Usually teams like bye weeks about 3/4 of the way through the season. But after an embarrassing loss to a young Maryland Terrapins team, it couldn't come soon enough for the Clemson Tigers.

The Terps came into the game without a win against an FBS opponent.  Their only victory came against James Madison University, which competes in the FCS - and that took overtime.

As I said last week, the Tigers have major problems on offense.  But it all starts with the head coach, Dabo Swinney, and his chosen offensive coordinator, Billy Napier.

The thing that was most responsible for killing the early momentum the Tigers had, was when Dabo decided it would be a good idea to play quarterback Willy Korn.

Quarterback Kyle Parker had just led a terrific touchdown drive, and you could tell the offense was in rhythm. 

When Korn came in, that rhythm was destroyed, and the Tigers never got it back.
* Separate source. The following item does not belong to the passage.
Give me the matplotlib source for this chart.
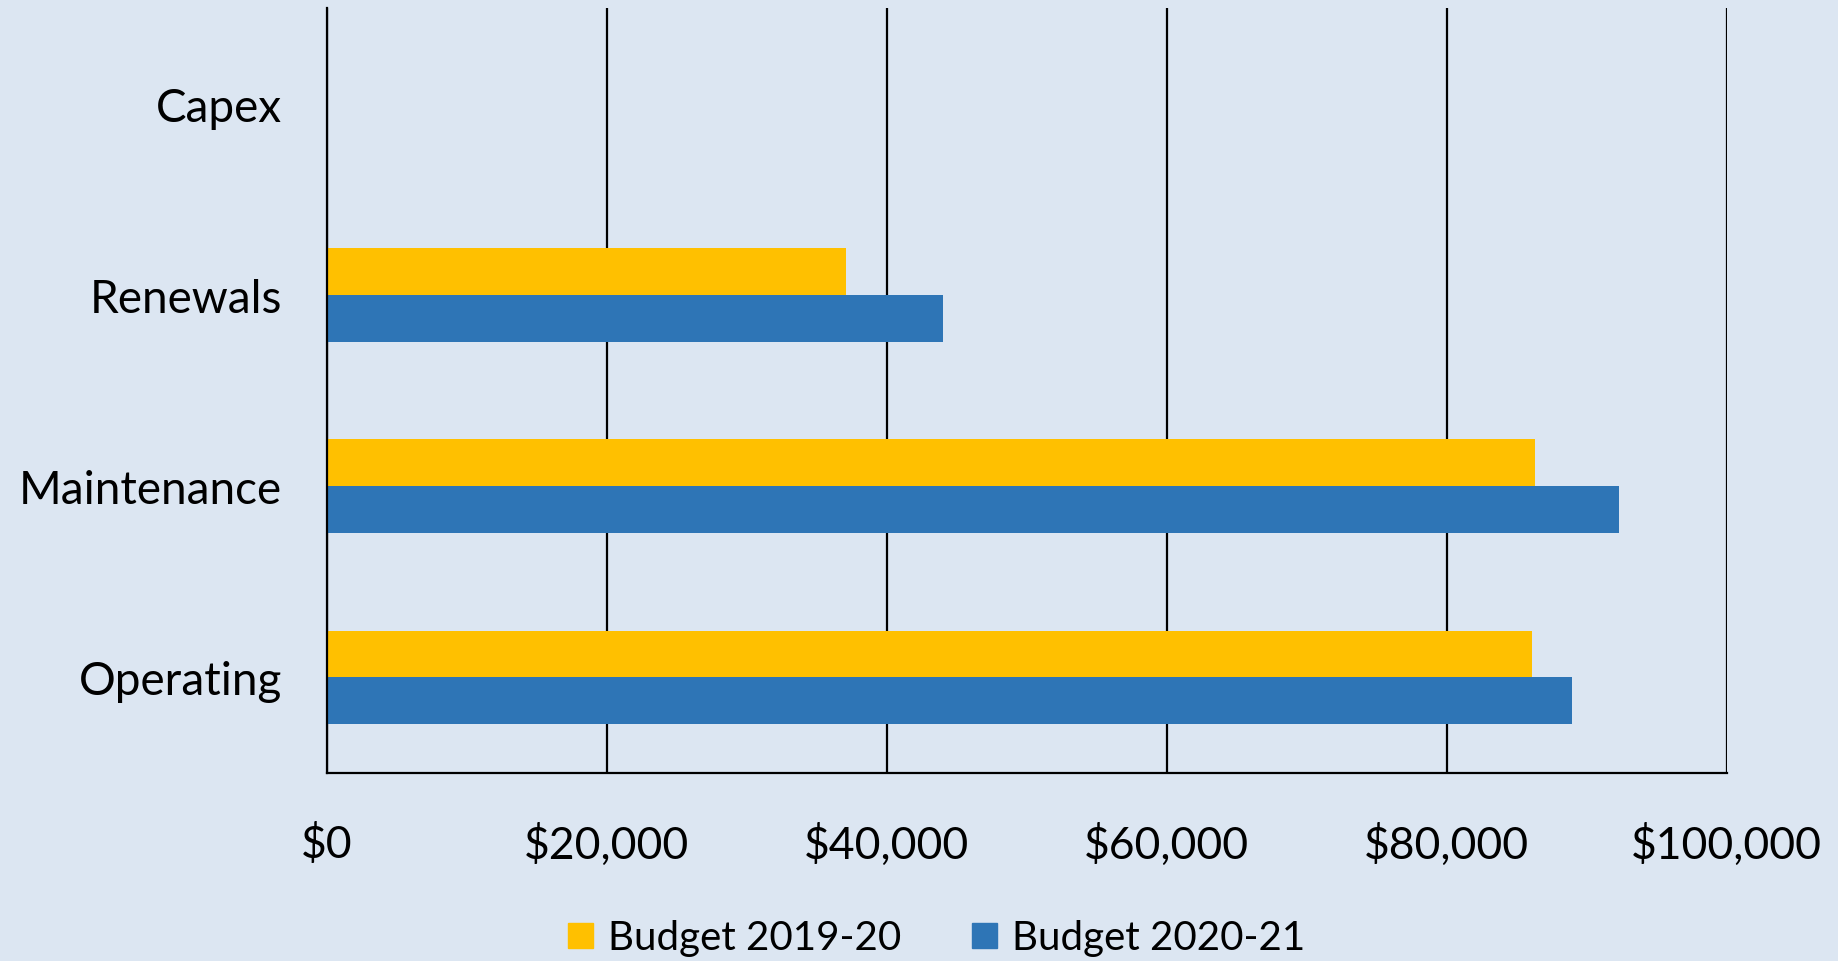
import numpy as np
import matplotlib.pyplot as plt
from matplotlib.lines import Line2D
from matplotlib.ticker import FuncFormatter

categories = ['Operating', 'Maintenance', 'Renewals', 'Capex']
budget_2019_20 = [86100, 86300, 37100, 0]
budget_2020_21 = [88950, 92300, 44000, 0]
series_names = ['Budget 2019-20', 'Budget 2020-21']
x_ticks = [0, 20000, 40000, 60000, 80000, 100000]

bg = '#DCE6F2'
yellow = '#FFC000'
blue = '#2E75B6'


def main():
    plt.rcParams['font.family'] = ['Lato', 'DejaVu Sans']
    fig = plt.figure(figsize=(18.38, 9.62), dpi=100, facecolor=bg)
    ax = fig.add_axes([0.1778, 0.1954, 0.7617, 0.7952], facecolor=bg)

    y = np.arange(len(categories))
    h = 0.244
    ax.barh(y + h / 2, budget_2019_20, height=h, color=yellow, zorder=3)
    ax.barh(y - h / 2, budget_2020_21, height=h, color=blue, zorder=3)

    ax.set_xlim(0, 100000)
    ax.set_ylim(-0.5, len(categories) - 0.5)
    ax.set_xticks(x_ticks)
    ax.xaxis.set_major_formatter(FuncFormatter(lambda v, p: '${:,.0f}'.format(v)))
    ax.set_yticks(y)
    ax.set_yticklabels(categories)
    ax.tick_params(axis='x', length=0, pad=36, labelsize=32)
    ax.tick_params(axis='y', length=0, pad=32, labelsize=33)
    ax.grid(axis='x', color='black', linewidth=1.6, zorder=1)

    for s in ['top', 'right']:
        ax.spines[s].set_visible(False)
    for s in ['left', 'bottom']:
        ax.spines[s].set_color('black')
        ax.spines[s].set_linewidth(1.6)
        ax.spines[s].set_zorder(4)

    handles = [Line2D([], [], marker='s', linestyle='none', markersize=18, color=c)
               for c in [yellow, blue]]
    fig.legend(handles, series_names, loc='center', bbox_to_anchor=(0.508, 0.024),
               ncol=2, frameon=False, fontsize=29, handletextpad=0.25,
               columnspacing=1.6, handlelength=0.9, borderpad=0)

    fig.savefig('out.png', dpi=100, facecolor=bg)


if __name__ == '__main__':
    main()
The Tigers did score three points with Korn at the helm, but he also got lucky on a couple plays.   

It is obvious to anyone who is a dedicated fan that Korn is just not the quarterback that Parker is. It's not close, and there is no way that changes in the near future.

As a fan, I could care less if Korn is talking about transferring if he doesn't get playing time.   The best players should play.  If Parker goes down with an injury, I would hope Korn can come in and do a good job.
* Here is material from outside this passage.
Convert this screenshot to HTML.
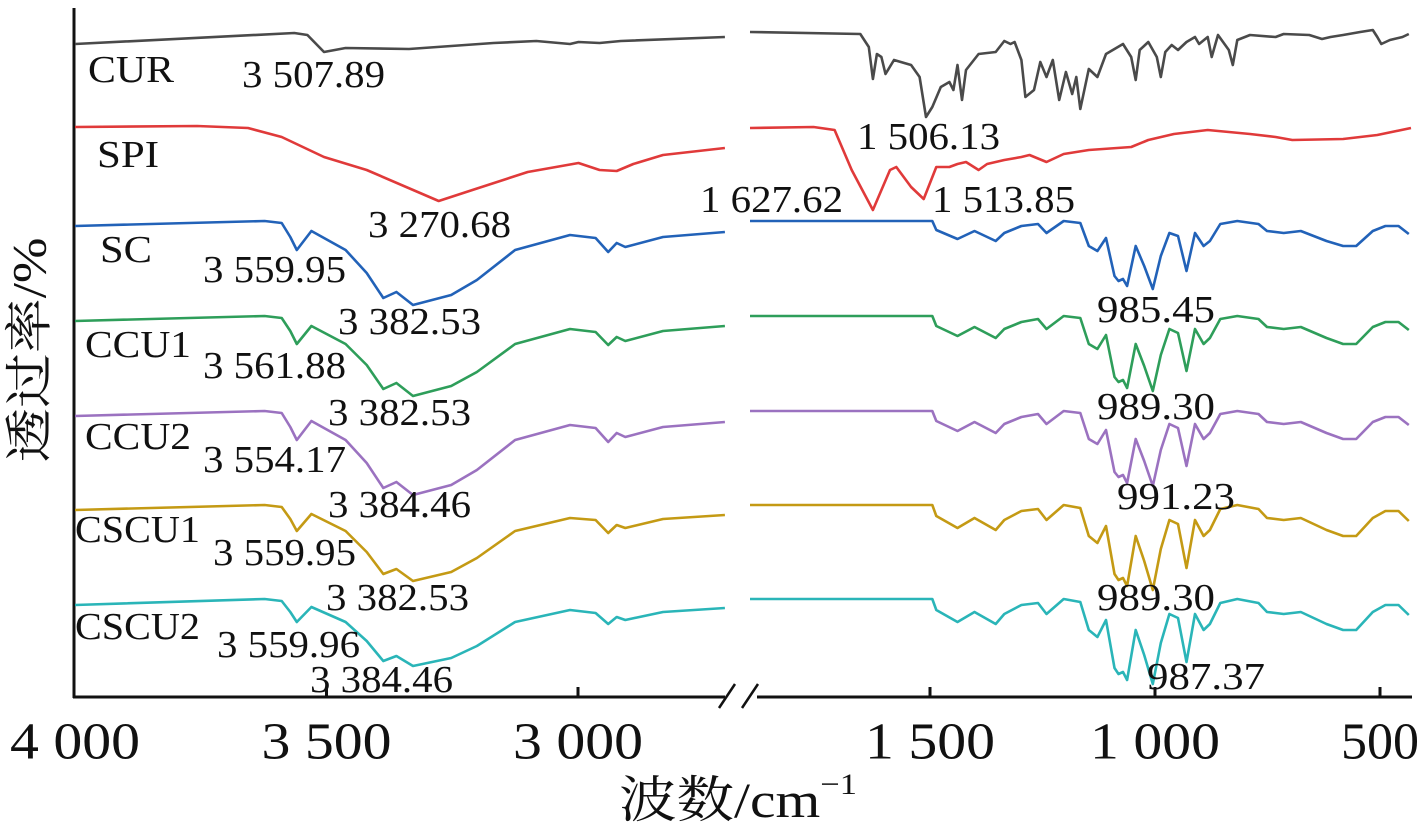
<!DOCTYPE html>
<html><head><meta charset="utf-8">
<style>
html,body{margin:0;padding:0;background:#fff;}
svg{display:block;}
text{font-family:"Liberation Serif","Noto Serif CJK SC",serif;fill:#111;}
</style></head>
<body>
<svg id="chart" width="1419" height="827" viewBox="0 0 1419 827" xmlns="http://www.w3.org/2000/svg">
<g id="axes"></g>
<g id="series"></g>
<g id="labels"></g>
</svg>
<script>
// ---- data ----
const xTicksLeft = [4000, 3500, 3000];
const xTickLabelsLeft = ["4 000", "3 500", "3 000"];
const xTicksRight = [1500, 1000, 500];
const xTickLabelsRight = ["1 500", "1 000", "500"];
const seriesNames = ["CUR", "SPI", "SC", "CCU1", "CCU2", "CSCU1", "CSCU2"];
const seriesColors = ["#4a4a4a", "#e03a3a", "#2262b8", "#2e9e5a", "#9b72c0", "#c49a14", "#2ab5b8"];
const seriesOffsets = [665, 570, 476, 381, 286, 192, 98];

const curLeftW = [4000,3564,3538,3505,3462,3336,3168,3083,3016,2999,2957,2915,2708];
const curLeftT = [-12,-1,-3,-20,-16,-17,-11,-9,-12,-10,-11,-9,-5];
const curRightW = [1900,1655,1636,1627,1618,1608,1599,1580,1542,1523,1509,1495,1476,1457,1448,1439,1429,1420,1392,1354,1335,1321,1312,1297,1288,1269,1255,1241,1227,1213,1198,1184,1175,1166,1147,1128,1109,1071,1053,1043,1034,1015,996,987,977,963,949,930,911,902,883,874,860,836,827,817,789,732,714,657,629,610,582,544,516,506,497,478,450,436];
const curRightT = [0,-2,-15,-47,-22,-25,-42,-28,-33,-45,-85,-75,-55,-50,-58,-33,-68,-38,-22,-20,-9,-12,-10,-28,-65,-58,-30,-45,-28,-68,-40,-62,-45,-77,-37,-45,-22,-12,-25,-48,-18,-10,-25,-45,-20,-13,-18,-10,-5,-12,-5,-25,-3,-18,-33,-8,-3,-5,-2,-3,-7,-5,-3,0,2,-5,-12,-8,-5,-2];

const spiLeftW = [4000,3757,3656,3589,3505,3420,3277,3210,3100,2999,2957,2923,2890,2831,2708];
const spiLeftT = [0,1,-1,-10,-30,-43,-74,-63,-45,-36,-43,-44,-37,-28,-21];
const spiRightW = [1900,1759,1712,1674,1627,1589,1575,1542,1514,1486,1457,1439,1420,1392,1373,1335,1297,1279,1241,1203,1147,1053,1015,958,883,789,732,695,582,506,431];
const spiRightT = [-1,0,-3,-43,-83,-43,-40,-60,-72,-40,-40,-37,-35,-43,-37,-33,-30,-28,-35,-27,-23,-20,-13,-7,-3,-7,-10,-13,-12,-8,-1];

const scLeftW = [4000,3623,3589,3572,3559,3530,3462,3420,3387,3361,3328,3252,3201,3125,3016,2965,2940,2923,2906,2831,2708];
const scRightW = [1900,1495,1486,1439,1401,1354,1335,1297,1260,1241,1203,1166,1147,1128,1109,1090,1081,1071,1062,1043,1024,1005,987,968,949,930,911,892,878,855,817,770,751,714,676,619,582,553,516,488,459,436];

const scLeftT    = [-5,0,-2,-16,-29,-10,-29,-52,-77,-71,-84,-74,-59,-29,-14,-17,-31,-22,-26,-16,-11];
const ccu1LeftT  = [-5,0,-2,-15,-28,-10,-28,-49,-73,-67,-80,-70,-56,-28,-13,-16,-29,-21,-25,-15,-10];
const ccu2LeftT  = [-5,0,-2,-16,-29,-10,-29,-52,-77,-71,-84,-74,-59,-29,-14,-17,-31,-22,-26,-16,-11];
const cscu1LeftT = [-5,0,-2,-14,-26,-9,-26,-47,-69,-64,-76,-67,-53,-26,-13,-15,-28,-20,-23,-14,-10];
const cscu2LeftT = [-6,0,-2,-13,-23,-8,-23,-42,-62,-57,-67,-59,-47,-23,-11,-14,-25,-18,-21,-13,-9];

const scRightT    = [0,0,-9,-18,-10,-20,-12,-5,-3,-12,0,-2,-25,-30,-17,-55,-60,-58,-65,-25,-45,-68,-35,-12,-15,-50,-12,-25,-20,-3,0,-3,-10,-12,-10,-20,-25,-25,-10,-5,-5,-13];
const ccu1RightT  = [0,0,-10,-20,-11,-22,-13,-6,-3,-13,0,-2,-28,-33,-19,-61,-66,-64,-72,-28,-50,-75,-39,-13,-17,-55,-13,-28,-22,-3,0,-3,-11,-13,-11,-22,-28,-28,-11,-6,-6,-14];
const ccu2RightT  = [0,0,-10,-20,-11,-22,-13,-6,-3,-13,0,-2,-28,-33,-19,-61,-66,-64,-72,-28,-50,-75,-39,-13,-17,-55,-13,-28,-22,-3,0,-3,-11,-13,-11,-22,-28,-28,-11,-6,-6,-14];
const cscu1RightT = [0,0,-11,-23,-13,-25,-15,-6,-4,-15,0,-3,-31,-38,-21,-69,-75,-73,-81,-31,-56,-85,-44,-15,-19,-63,-15,-31,-25,-4,0,-4,-13,-15,-13,-25,-31,-31,-13,-6,-6,-16];
const cscu2RightT = [0,0,-11,-23,-13,-25,-15,-6,-4,-15,0,-3,-31,-38,-21,-69,-75,-73,-81,-31,-56,-85,-44,-15,-19,-63,-15,-31,-25,-4,0,-4,-13,-15,-13,-25,-31,-31,-13,-6,-6,-16];

const peakText = ["3 507.89","1 506.13","3 270.68","1 627.62","1 513.85","3 559.95","3 382.53","985.45","3 561.88","3 382.53","989.30","3 554.17","3 384.46","991.23","3 559.95","3 382.53","989.30","3 559.96","3 384.46","987.37"];

// ---- scales ----
function xLeft(w){ return 75 + (4000 - w) * 0.503; }
function xRight(w){ return 930 + (1500 - w) * 0.45; }
function yScale(v){ return 697 - v; }

const NS = "http://www.w3.org/2000/svg";
function mk(tag, attrs, parent){ const e = document.createElementNS(NS, tag); for (const k in attrs) e.setAttribute(k, attrs[k]); parent.appendChild(e); return e; }

const axes = document.getElementById('axes');
let e;
e = mk('line',{x1:74,y1:8,x2:74,y2:698,stroke:'#111','stroke-width':3},axes);


e = mk('line',{x1:73,y1:697,x2:725,y2:697,stroke:'#111','stroke-width':3},axes);


e = mk('line',{x1:757,y1:697,x2:1412,y2:697,stroke:'#111','stroke-width':3},axes);


e = mk('path',{d:'M719 708 L735 684 M742 708 L758 684',stroke:'#111','stroke-width':2.5,fill:'none'},axes);



xTicksLeft.forEach((w,i)=>{
  const x = xLeft(w);
  if (i>0){ const t = mk('line',{x1:x,y1:687,x2:x,y2:697,stroke:'#111','stroke-width':3},axes);
  
   }
  const l = mk('text',{x:x,y:742,'text-anchor':'middle','dominant-baseline':'central','font-size':52,textLength:130,lengthAdjust:'spacingAndGlyphs'},axes);
  l.textContent = xTickLabelsLeft[i];
  
  
});
xTicksRight.forEach((w,i)=>{
  const x = xRight(w);
  const t = mk('line',{x1:x,y1:687,x2:x,y2:697,stroke:'#111','stroke-width':3},axes);
  
  
  const len = xTickLabelsRight[i].length===3 ? 78 : 130;
  const l = mk('text',{x:x,y:742,'text-anchor':'middle','dominant-baseline':'central','font-size':52,textLength:len,lengthAdjust:'spacingAndGlyphs'},axes);
  l.textContent = xTickLabelsRight[i];
  
  
});
e = mk('text',{x:738,y:800,'text-anchor':'middle','dominant-baseline':'central','font-size':50,textLength:238,lengthAdjust:'spacingAndGlyphs'},axes);
e.innerHTML = '波数/cm<tspan font-size="30" dy="-16">−1</tspan>';


e = mk('text',{x:0,y:0,'text-anchor':'middle','dominant-baseline':'central','font-size':48,transform:'translate(30,350) rotate(-90)',textLength:225,lengthAdjust:'spacingAndGlyphs'},axes);
e.textContent = '透过率/%';



// ---- series ----
const leftW = [curLeftW, spiLeftW, scLeftW, scLeftW, scLeftW, scLeftW, scLeftW];
const leftT = [curLeftT, spiLeftT, scLeftT, ccu1LeftT, ccu2LeftT, cscu1LeftT, cscu2LeftT];
const rightW = [curRightW, spiRightW, scRightW, scRightW, scRightW, scRightW, scRightW];
const rightT = [curRightT, spiRightT, scRightT, ccu1RightT, ccu2RightT, cscu1RightT, cscu2RightT];
const sg = document.getElementById('series');
seriesNames.forEach((n,i)=>{
  const pl = leftW[i].map((w,j)=>xLeft(w).toFixed(1)+','+yScale(seriesOffsets[i]+leftT[i][j]).toFixed(1)).join(' ');
  const pr = rightW[i].map((w,j)=>xRight(w).toFixed(1)+','+yScale(seriesOffsets[i]+rightT[i][j]).toFixed(1)).join(' ');
  const a = mk('polyline',{points:pl,fill:'none',stroke:seriesColors[i],'stroke-width':2.6,'stroke-linejoin':'round'},sg);
  
  
  const b = mk('polyline',{points:pr,fill:'none',stroke:seriesColors[i],'stroke-width':2.6,'stroke-linejoin':'round'},sg);
  
  
});

// ---- labels ----
const lg = document.getElementById('labels');
const nameX = [88,97,100,85,85,75,75];
const nameY = [70,155,250,345,437,530,627];
const nameLen = [86,62,52,106,106,125,125];
seriesNames.forEach((n,i)=>{
  const t = mk('text',{x:nameX[i],y:nameY[i],'dominant-baseline':'central','font-size':38,textLength:nameLen[i],lengthAdjust:'spacingAndGlyphs'},lg);
  t.textContent = n;
  
  
});
const px = [242,857,368,700,932,203,338,1097,203,328,1097,203,328,1117,213,326,1097,217,310,1147];
const py = [75,137,225,200,200,270,322,310,366,413,407,460,505,497,553,598,598,645,680,677];
peakText.forEach((s,i)=>{
  const len = s.length===6 ? 118 : 143;
  const t = mk('text',{x:px[i],y:py[i],'dominant-baseline':'central','font-size':38,textLength:len,lengthAdjust:'spacingAndGlyphs'},lg);
  t.textContent = s;
  
  
});
</script>
</body></html>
Beyond the decision to play Korn, the playcalling was again very questionable. 

For a while, I thought that Tommy Bowden and Rob Spence were calling in the plays.  With the bubble screens, reverses to the short side of the field, and not sticking with the run, it was déjà vu.

The Terps had been destroyed by their opponents all year on the ground, yet Napier decided to throw the ball 40 times and run it 30, with only 18 of those rushes going to their best player, C.J. Spiller.
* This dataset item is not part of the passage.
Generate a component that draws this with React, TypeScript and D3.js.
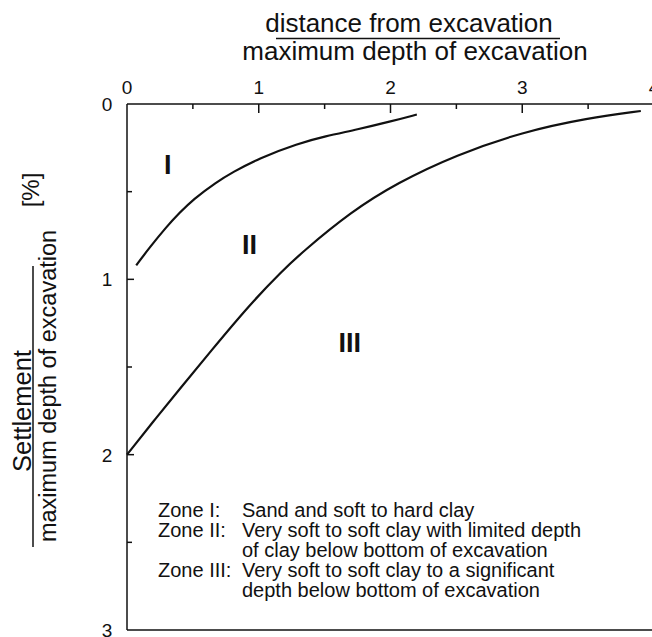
import React from "react";
import * as d3 from "d3";

// ---- data ----
const xTicks = [0, 1, 2, 3, 4];
const xMinorTicks = [0.5, 1.5, 2.5, 3.5];
const yTicks = [0, 1, 2, 3];
const yMinorTicks = [0.5, 1.5, 2.5];

const curveIX = [0.07, 0.17, 0.3, 0.4, 0.5, 0.68, 0.8, 1.0, 1.3, 1.5, 1.75, 2.0, 2.2];
const curveIY = [0.92, 0.82, 0.7, 0.62, 0.545, 0.445, 0.39, 0.31, 0.225, 0.185, 0.145, 0.1, 0.06];

const curveIIX = [0, 0.2, 0.4, 0.63, 0.93, 1.18, 1.33, 1.7, 2.05, 2.5, 3.0, 3.5, 3.9];
const curveIIY = [2.0, 1.81, 1.625, 1.415, 1.145, 0.95, 0.845, 0.615, 0.45, 0.29, 0.16, 0.08, 0.04];

const zoneLabels = ["I", "II", "III"];
const zoneLabelX = [0.31, 0.93, 1.69];
const zoneLabelY = [0.34, 0.8, 1.36];

const legendKeys = ["Zone I:", "Zone II:", "", "Zone III:", ""];
const legendTexts = [
  "Sand and soft to hard clay",
  "Very soft to soft clay with limited depth",
  "of clay below bottom of excavation",
  "Very soft to soft clay to a significant",
  "depth below bottom of excavation",
];

const xTitleTop = "distance from excavation";
const xTitleBottom = "maximum depth of excavation";
const yTitleTop = "Settlement";
const yTitleBottom = "maximum depth of excavation";
const yUnit = "[%]";

const W = 652;
const H = 637;
const FONT = "'Liberation Sans', Arial, Helvetica, sans-serif";
const INK = "#111";

export default function App() {
  const x = d3.scaleLinear().domain([0, 4]).range([127, 654]);
  const y = d3.scaleLinear().domain([0, 3]).range([104, 630]);

  const line = d3
    .line<[number, number]>()
    .x((d) => x(d[0]))
    .y((d) => y(d[1]))
    .curve(d3.curveBasis);

  const c1: [number, number][] = curveIX.map((v, i) => [v, curveIY[i]]);
  const c2: [number, number][] = curveIIX.map((v, i) => [v, curveIIY[i]]);

  const x0 = x(0);
  const y0 = y(0);
  const y3 = y(3);

  return (
    <svg
      width={W}
      height={H}
      style={{ position: "absolute", left: 0, top: 0, background: "#fff" }}
      fontFamily={FONT}
    >
      <rect x={0} y={0} width={W} height={H} fill="#fff" />
      {/* top title */}
      <text x={409} y={32} fontSize={26} textAnchor="middle" fill={INK}>
        {xTitleTop}
      </text>
      <line x1={276} x2={560} y1={38.5} y2={38.5} stroke={INK} strokeWidth={1.5} />
      <text x={415} y={60} fontSize={26} textAnchor="middle" fill={INK}>
        {xTitleBottom}
      </text>

      {/* left title */}
      <text
        transform={`translate(31,411) rotate(-90)`}
        fontSize={25.5}
        textAnchor="middle"
        fill={INK}
      >
        {yTitleTop}
      </text>
      <line x1={33} x2={33} y1={266} y2={547} stroke={INK} strokeWidth={1.5} />
      <text
        transform={`translate(56,386) rotate(-90)`}
        fontSize={23.5}
        textAnchor="middle"
        fill={INK}
      >
        {yTitleBottom}
      </text>
      <text
        transform={`translate(39,190) rotate(-90)`}
        fontSize={24}
        textAnchor="middle"
        fill={INK}
      >
        {yUnit}
      </text>

      {/* axes */}
      <line x1={x0} x2={W} y1={y0} y2={y0} stroke={INK} strokeWidth={1.5} />
      <line x1={x0} x2={x0} y1={y0} y2={y3} stroke={INK} strokeWidth={1.5} />
      <line x1={x0} x2={W} y1={y3} y2={y3} stroke={INK} strokeWidth={1.5} />

      {xTicks.map((t) => (
        <g key={"xt" + t}>
          {t > 0 && (
            <line x1={x(t)} x2={x(t)} y1={y0} y2={y0 + 9} stroke={INK} strokeWidth={1.5} />
          )}
          <text x={x(t)} y={94} fontSize={19} textAnchor="middle" fill={INK}>
            {t}
          </text>
        </g>
      ))}
      {xMinorTicks.map((t) => (
        <line key={"xm" + t} x1={x(t)} x2={x(t)} y1={y0} y2={y0 + 5} stroke={INK} strokeWidth={1.5} />
      ))}
      {yTicks.map((t) => (
        <g key={"yt" + t}>
          {t > 0 && t < 3 && (
            <line x1={x0} x2={x0 + 7} y1={y(t)} y2={y(t)} stroke={INK} strokeWidth={1.5} />
          )}
          <text x={107} y={y(t) + 7} fontSize={19} textAnchor="middle" fill={INK}>
            {t}
          </text>
        </g>
      ))}
      {yMinorTicks.map((t) => (
        <line key={"ym" + t} x1={x0} x2={x0 + 5} y1={y(t)} y2={y(t)} stroke={INK} strokeWidth={1.5} />
      ))}

      {/* curves */}
      <path d={line(c1) || ""} fill="none" stroke={INK} strokeWidth={2.2} />
      <path d={line(c2) || ""} fill="none" stroke={INK} strokeWidth={2.2} />

      {/* zone labels */}
      {zoneLabels.map((z, i) => (
        <text
          key={z}
          x={x(zoneLabelX[i])}
          y={y(zoneLabelY[i]) + 10}
          fontSize={27}
          fontWeight="bold"
          textAnchor="middle"
          fill={INK}
        >
          {z}
        </text>
      ))}

      {/* legend */}
      {legendTexts.map((t, i) => (
        <g key={"lg" + i}>
          {legendKeys[i] && (
            <text x={158} y={517 + i * 20} fontSize={20} fill={INK}>
              {legendKeys[i]}
            </text>
          )}
          <text x={242} y={517 + i * 20} fontSize={20} fill={INK}>
            {t}
          </text>
        </g>
      ))}
    </svg>
  );
}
Why would one want to throw the ball 40 times with a redshirt freshman at the helm, when they have a very capable backfield of Spiller, Jamie Harper and Andre Ellington? 

I am not sure if Napier realizes that it's ok to have minimal gains on rushing attempts, because establishing the run pays off in the end.  

Those two and three yard gains turn into 30 and 40-yard gains in the fourth quarter.  It also helps control the clock, wears down defenses and sets up the play-action pass.  And let's be honest, Parker needs all the time and added protection he can get.

Maybe the Tigers can implement a new strategy, where Kevin Steele's defense allows the opponent to drive down and kick field goals on every drive.

That would allow Clemson to run its best play, kickoff returns by Spiller.

There are plenty of other reasons why the Tigers lost to a team that, up until then, had been one of the laughingstocks of the ACC.  If changes aren't made during the bye week, the Tigers may be wearing that crown.

Fortunately, the ACC Atlantic Division is full of underachieving teams, and the chance to represent the division in the ACC Championship game is still attainable. 

As a Clemson fan, I just want them to beat Wake Forest next Saturday.